Caras basically abandoned his wife and us kids in England when we were all quite young, and this “original sin,” combined with his often-difficult personality, led my siblings to give up on him. I had enough in common with him, in terms of my lifelong love of philosophy and change-making in the world, that I maintained a close relationship with him even though I too found him difficult to be around for very long.
In short, Caras was, like a lot of highly intelligent but troubled men, a rather conflicted character. A riddle wrapped in a conundrum hidden inside a paradox.
This duality — the enigmatic mage or the more pedestrian drug-dealing and loose-with-the-truth deadbeat dad hippy — reminds me of Yann Martel’s notion of “the better story” in his amazing novel Life of Pi.

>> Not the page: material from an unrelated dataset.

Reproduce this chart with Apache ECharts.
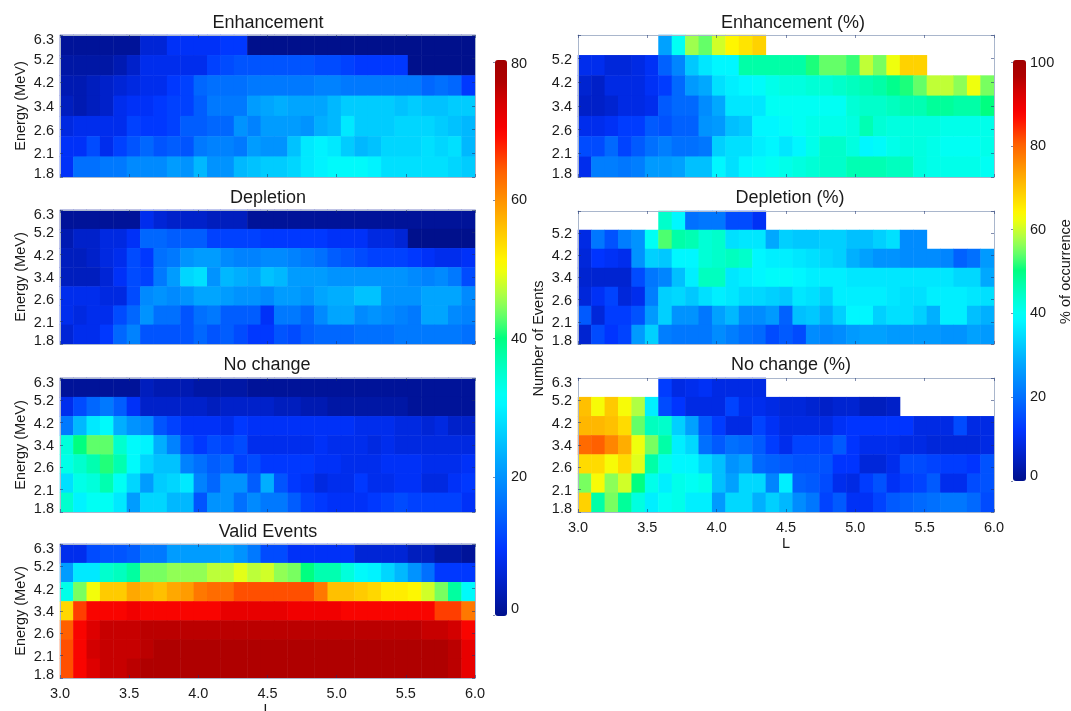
<!DOCTYPE html>
<html><head><meta charset="utf-8">
<style>html,body{margin:0;padding:0;background:#fff}#c{width:1071px;height:711px}</style>
<script src="https://cdn.jsdelivr.net/npm/echarts@6/dist/echarts.min.js"></script>
</head><body><div id="c"></div>
<script>
const energyLabels = ['1.8','2.1','2.6','3.4','4.2','5.2','6.3'];
const lTicks = [3.0,3.5,4.0,4.5,5.0,5.5,6.0];
const n = null;
// rows top (6.3 MeV) to bottom (1.8 MeV), 31 L bins per row
const enhancement = [
[1,1,1,1,1,1,6,6,9,9,9,9,10,10,0,0,0,0,0,0,0,0,0,0,0,0,0,0,0,0,0],
[2,2,2,2,3,5,8,8,8,8,8,11,12,13,13,13,13,13,13,12,12,11,10,10,10,10,0,0,0,0,0],
[3,3,4,5,6,7,8,8,10,11,15,16,16,16,17,17,17,17,17,18,18,17,17,17,17,17,17,15,16,15,10],
[4,3,4,5,8,9,9,10,11,11,14,17,17,17,21,22,23,22,22,22,24,26,26,26,26,25,26,25,25,26,26],
[7,8,8,8,8,11,10,10,11,14,14,15,15,20,18,21,21,21,20,23,24,29,26,26,26,27,27,27,26,25,24],
[9,9,12,8,11,13,15,13,14,13,17,18,18,17,21,20,20,25,29,30,29,26,24,25,27,27,27,28,27,28,24],
[9,16,16,17,17,19,19,19,21,20,24,20,20,24,25,26,26,27,29,30,31,31,31,30,28,28,28,28,28,27,26]];
const depletion = [
[1,1,1,1,1,1,8,6,5,5,5,4,4,4,1,1,1,1,1,1,1,1,1,1,1,1,1,1,1,1,1],
[3,5,5,7,7,9,15,15,14,14,14,11,11,11,11,10,10,10,10,10,9,9,9,7,7,6,0,0,0,0,0],
[4,4,5,7,8,12,10,16,17,20,21,21,19,18,18,19,19,18,17,16,14,13,12,11,11,11,10,9,8,8,9],
[4,4,4,6,9,12,11,17,21,27,28,20,24,23,22,25,24,21,21,21,20,20,20,20,20,20,19,18,19,17,12],
[8,8,8,7,7,12,19,20,19,20,22,22,21,20,20,19,21,21,20,22,23,23,25,25,20,20,20,22,22,22,19],
[8,7,8,8,12,15,20,16,16,13,16,17,14,14,14,9,17,17,15,19,22,22,19,20,19,18,17,22,22,19,18],
[6,8,8,10,15,18,13,13,13,13,15,13,14,12,10,10,13,12,14,15,15,15,16,16,16,17,17,17,17,17,16]];
const noChange = [
[1,1,1,1,1,1,4,3,3,3,2,2,2,2,1,1,1,1,1,1,1,1,1,1,1,1,1,1,1,1,1],
[8,12,15,17,14,9,5,5,5,5,5,4,5,5,5,5,4,4,3,3,2,2,2,2,2,2,1,1,1,1,1],
[17,24,29,31,23,20,19,13,11,9,9,9,8,10,9,9,9,9,9,9,9,9,8,8,8,7,7,6,7,5,5],
[34,40,43,43,35,31,30,23,18,12,10,12,11,12,8,8,8,8,8,9,8,8,8,7,8,7,7,7,7,7,7],
[33,35,37,41,37,31,27,25,25,18,16,14,15,11,12,10,10,10,10,9,9,8,8,8,9,9,9,8,8,8,9],
[28,33,34,37,32,27,21,26,27,29,18,15,20,20,14,23,13,10,9,7,8,8,10,8,8,9,9,7,7,9,10],
[35,30,32,32,29,21,27,27,24,24,13,20,20,16,19,17,17,14,11,10,9,9,9,10,11,12,11,11,11,11,9]];
const validEvents = [
[8,8,12,13,13,14,17,17,21,21,21,21,22,20,17,12,12,9,9,9,9,9,6,6,6,6,4,4,2,2,1],
[21,29,29,35,36,38,44,44,45,45,45,47,47,49,47,48,45,44,40,37,37,34,31,30,27,24,20,16,10,10,10],
[33,44,50,55,55,58,57,56,58,59,62,63,63,65,65,65,65,65,65,62,56,56,55,54,52,52,51,48,44,38,31],
[54,66,70,70,70,71,70,70,70,70,70,70,72,72,72,72,72,71,71,71,71,70,70,70,70,70,70,70,66,66,62],
[64,70,73,75,75,75,76,76,76,76,76,76,76,76,76,76,76,76,76,76,76,76,76,76,76,76,76,75,75,74,70],
[65,70,74,75,75,75,76,77,77,77,77,77,77,77,77,77,77,77,77,77,77,77,77,77,77,77,77,77,77,76,72],
[65,70,73,75,75,76,77,77,77,77,77,77,77,77,77,77,77,77,77,77,77,77,77,77,77,77,77,77,77,76,72]];
const enhancementPct = [
[n,n,n,n,n,n,27,40,57,54,60,64,66,68,n,n,n,n,n,n,n,n,n,n,n,n,n,n,n,n,n],
[10,10,8,8,9,11,18,23,32,36,38,38,47,47,47,47,47,51,54,54,52,59,55,62,68,68,n,n,n,n,n],
[7,6,9,9,9,11,13,19,26,28,35,37,38,39,41,42,42,43,43,44,45,46,47,49,51,54,59,59,56,62,55],
[6,6,7,9,9,10,17,19,19,24,28,36,36,36,40,40,40,40,40,40,43,44,44,45,46,46,48,48,47,47,50],
[10,10,11,13,13,17,16,18,18,25,26,31,32,38,38,39,40,41,41,41,42,46,43,42,42,42,42,41,41,41,41],
[15,15,19,14,17,20,22,20,20,21,33,35,35,37,38,36,38,41,44,44,42,38,39,41,42,42,41,40,40,40,41],
[10,22,22,21,22,26,26,27,31,31,38,35,38,39,40,41,42,43,44,44,46,46,46,45,45,42,41,41,41,41,40]];
const depletionPct = [
[n,n,n,n,n,n,44,38,20,21,21,15,15,11,n,n,n,n,n,n,n,n,n,n,n,n,n,n,n,n,n],
[9,21,16,22,25,40,53,47,46,43,44,35,36,36,28,33,32,32,33,33,31,31,33,35,24,24,n,n,n,n,n],
[8,12,11,10,25,33,32,38,38,43,44,45,44,38,37,37,36,35,34,33,29,27,25,25,24,24,24,23,18,20,26],
[7,7,7,7,15,21,23,31,37,45,45,36,37,38,39,39,38,37,37,37,36,36,36,36,36,36,36,36,34,34,28],
[8,11,14,8,10,22,33,34,32,35,37,36,34,34,33,32,36,35,33,37,37,37,37,36,35,35,37,37,37,36,35],
[17,8,13,13,16,26,33,25,25,21,27,30,24,24,26,18,31,32,29,33,38,38,33,35,35,33,29,37,37,31,29],
[7,15,12,14,26,33,22,21,21,21,24,22,20,19,15,17,15,24,23,24,26,27,27,26,26,26,26,25,25,27,26]];
const noChangePct = [
[n,n,n,n,n,n,13,9,10,11,9,9,9,9,n,n,n,n,n,n,n,n,n,n,n,n,n,n,n,n,n],
[70,63,69,63,58,37,15,12,9,9,9,14,10,10,9,8,8,7,6,7,7,5,5,6,n,n,n,n,n,n,n],
[71,71,70,67,54,45,44,33,27,17,13,9,9,14,11,9,9,9,9,11,12,12,12,12,12,9,9,9,15,9,9],
[79,80,76,72,62,55,47,37,34,20,17,20,19,17,13,10,14,14,14,17,12,10,10,10,9,9,8,8,8,8,9],
[67,67,63,67,61,47,41,38,38,34,31,25,27,19,18,17,16,16,16,12,12,8,8,10,15,15,14,13,13,12,16],
[55,63,56,60,50,41,37,41,40,41,31,27,34,34,23,37,18,17,15,10,9,13,16,11,13,14,17,10,10,15,16],
[68,47,55,48,42,37,40,41,37,37,26,34,34,29,33,30,24,21,14,17,11,11,14,17,18,19,20,21,21,19,15]];
const titles = ['Enhancement','Depletion','No change','Valid Events','Enhancement (%)','Depletion (%)','No change (%)'];
const panelValues = [enhancement,depletion,noChange,validEvents,enhancementPct,depletionPct,noChangePct];
const lBins = enhancement[0].map((_,i)=>'b'+i);
const breakFractions = [0,.06,.12,.2,.28,.33,.39,.45,.5,.53,.57,.63,.7,.8,.87,.93,.96,1];
const breakColors = ['#00108c','#0020c8','#0034ff','#0070ff','#00a8ff','#00d0ff','#00ffff','#00ffc0','#00ff80','#50ff70','#a0ff50','#ffff00','#ffc000','#ff6000','#ff0000','#d00000','#b00000','#a00000'];
function rampColor(t){
 let k=0; while(k<breakFractions.length-2&&t>breakFractions[k+1])k++;
 const f=(t-breakFractions[k])/(breakFractions[k+1]-breakFractions[k]);
 const a=parseInt(breakColors[k].slice(1),16),b=parseInt(breakColors[k+1].slice(1),16);
 const ch=s=>Math.round(((a>>s)&255)*(1-f)+((b>>s)&255)*f);
 return `rgb(${ch(16)},${ch(8)},${ch(0)})`;
}
const colorStops=[];for(let i=0;i<=50;i++)colorStops.push(rampColor(i/50));

const FF='"Liberation Sans",Arial,sans-serif', TC='#1a1a1a', BORDER='#a9b6cc', TICK='rgba(30,50,110,.55)';
const boxes=[
 {x:60,w:415,y:35,h:142,ty:22,tx:268},{x:60,w:415,y:210,h:134,ty:197,tx:268},{x:60,w:415,y:378,h:134,ty:364,tx:267},{x:60,w:415,y:544,h:134,ty:531,tx:268},
 {x:578,w:416,y:35,h:142,ty:22,tx:793},{x:578,w:416,y:211,h:133,ty:197,tx:790},{x:578,w:416,y:378,h:134,ty:364,tx:791}];
const opt={animation:false,backgroundColor:'#fff',textStyle:{fontFamily:FF},title:[],grid:[],xAxis:[],yAxis:[],series:[],
 visualMap:[
 {type:'continuous',min:0,max:80,seriesIndex:[0,1,2,3],left:495,top:60,itemWidth:12,itemHeight:556,padding:0,calculable:false,hoverLink:false,text:null,inRange:{color:colorStops}},
 {type:'continuous',min:0,max:100,seriesIndex:[4,5,6],left:1013,top:60,itemWidth:13,itemHeight:421,padding:0,calculable:false,hoverLink:false,text:null,inRange:{color:colorStops}}]};
const lab={fontFamily:FF,fontSize:14.5,color:TC};
boxes.forEach((b,i)=>{
 const isRight=i>=4, bottom=(i===3||i===6);
 opt.title.push({text:titles[i],left:b.tx,top:b.ty+1,textAlign:'center',textVerticalAlign:'middle',padding:0,textStyle:{fontFamily:FF,fontSize:18,fontWeight:'normal',color:TC}});
 opt.grid.push({left:b.x,top:b.y,width:b.w,height:b.h,containLabel:false,outerBoundsMode:'none',z:1});
 const base=opt.xAxis.length, ybase=opt.yAxis.length;
 // heat cell axes (hidden)
 opt.xAxis.push({type:'category',gridIndex:i,data:lBins,show:false});
 opt.yAxis.push({type:'category',gridIndex:i,data:energyLabels,show:false});
 // visible L scale bottom & top
 opt.xAxis.push({type:'value',gridIndex:i,position:'bottom',min:lTicks[0],max:lTicks[lTicks.length-1],interval:0.5,splitLine:{show:false},
  axisLine:{show:true,onZero:false,lineStyle:{color:BORDER,width:1}},axisTick:{show:true,inside:true,length:3,lineStyle:{color:TICK}},
  axisLabel:{show:bottom,margin:8,showMinLabel:true,showMaxLabel:true,formatter:v=>v.toFixed(1),...lab},
  name:bottom?'L':'',nameLocation:'middle',nameGap:bottom?24:0,nameTextStyle:lab,z:5});
 opt.xAxis.push({type:'value',gridIndex:i,position:'top',min:3,max:6,interval:0.5,splitLine:{show:false},
  axisLine:{show:true,onZero:false,lineStyle:{color:BORDER,width:1}},axisTick:{show:true,inside:true,length:3,lineStyle:{color:TICK}},axisLabel:{show:false},z:5});
 const skipTop=(i===4||i===5);
 opt.yAxis.push({type:'value',gridIndex:i,position:'left',min:0,max:6,interval:1,splitLine:{show:false},
  axisLine:{show:true,onZero:false,lineStyle:{color:BORDER,width:1}},axisTick:{show:true,inside:true,length:3,lineStyle:{color:TICK}},
  axisLabel:{margin:6,customValues:skipTop?[0.13,0.96,1.96,2.96,3.96,4.96]:[0.13,0.96,1.96,2.96,3.96,4.96,5.79],formatter:v=>energyLabels[Math.round(v)],...lab},
  name:isRight?'':'Energy (MeV)',nameLocation:'middle',nameGap:32,nameRotate:90,nameTextStyle:lab,z:5});
 opt.yAxis.push({type:'value',gridIndex:i,position:'right',min:0,max:6,interval:1,splitLine:{show:false},
  axisLine:{show:true,onZero:false,lineStyle:{color:BORDER,width:1}},axisTick:{show:true,inside:true,length:3,lineStyle:{color:TICK}},axisLabel:{show:false},z:5});
 const data=[];
 panelValues[i].forEach((row,r)=>row.forEach((v,c)=>{if(v!==null)data.push([c,energyLabels.length-1-r,v]);}));
 opt.series.push({type:'heatmap',xAxisIndex:base,yAxisIndex:ybase,data,silent:true,progressive:0,itemStyle:{borderWidth:0},emphasis:{disabled:true}});
});
// colour-bar scales
[{x:495,w:12,y:62,h:553,max:80,name:'Number of Events',gap:20,m:4,tops:[0.8,20,40,60,79.7]},{x:1013,w:13,y:62,h:419,max:100,name:'% of occurrence',gap:29,m:4,tops:[1.2,20,40,60,80,99.7]}].forEach(c=>{
 const g=opt.grid.length;
 opt.grid.push({left:c.x,top:c.y,width:c.w,height:c.h,outerBoundsMode:'none'});
 opt.xAxis.push({type:'value',gridIndex:g,show:false,min:0,max:1});
 opt.yAxis.push({type:'value',gridIndex:g,position:'right',min:0,max:c.max,interval:20,splitLine:{show:false},axisLine:{show:false},
  axisTick:{show:true,inside:true,length:2,lineStyle:{color:TICK}},
  axisLabel:{margin:c.m,customValues:c.tops,formatter:v=>String(Math.round(v/20)*20),...lab},
  name:c.name,nameLocation:'middle',nameGap:c.gap,nameRotate:90,nameTextStyle:lab});
});
const chart=echarts.init(document.getElementById('c'),null,{renderer:'canvas'});
chart.setOption(opt);
</script></body></html>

In that book he describes a fantastical tale of a boy shipwrecked in a small lifeboat with a tiger and some other animals — until the tiger kills all the other animals. Various adventures and insights follow until eventually the boy is rescued, relatively unharmed.
As the boy recovers in a hospital he is questioned about “what really happened” and the reader learns a second and very different version of events as the boy talks to the authorities: the tiger and other animals were in fact various people from the ship, with all but the “tiger” (the ship’s chef) being killed and eaten during the course of several months at sea. The boy survived, barely, but was obviously deeply scarred by his experience.
On finishing his second version of what happened, the boy asks them “what is the better story, the first version or the second?”
With my papa, maybe we’re left with the better story of seeing him as a highly flawed but at times noble mage and shaman. But maybe we can let this particular duality rest without resolution, and, instead, appreciate that humans are complicated and often act against their better aspirations.
Regardless of how we view him, it is a fact that Caras touched many hearts and minds, and many still alive miss him — flaws and all. His seeds are still growing.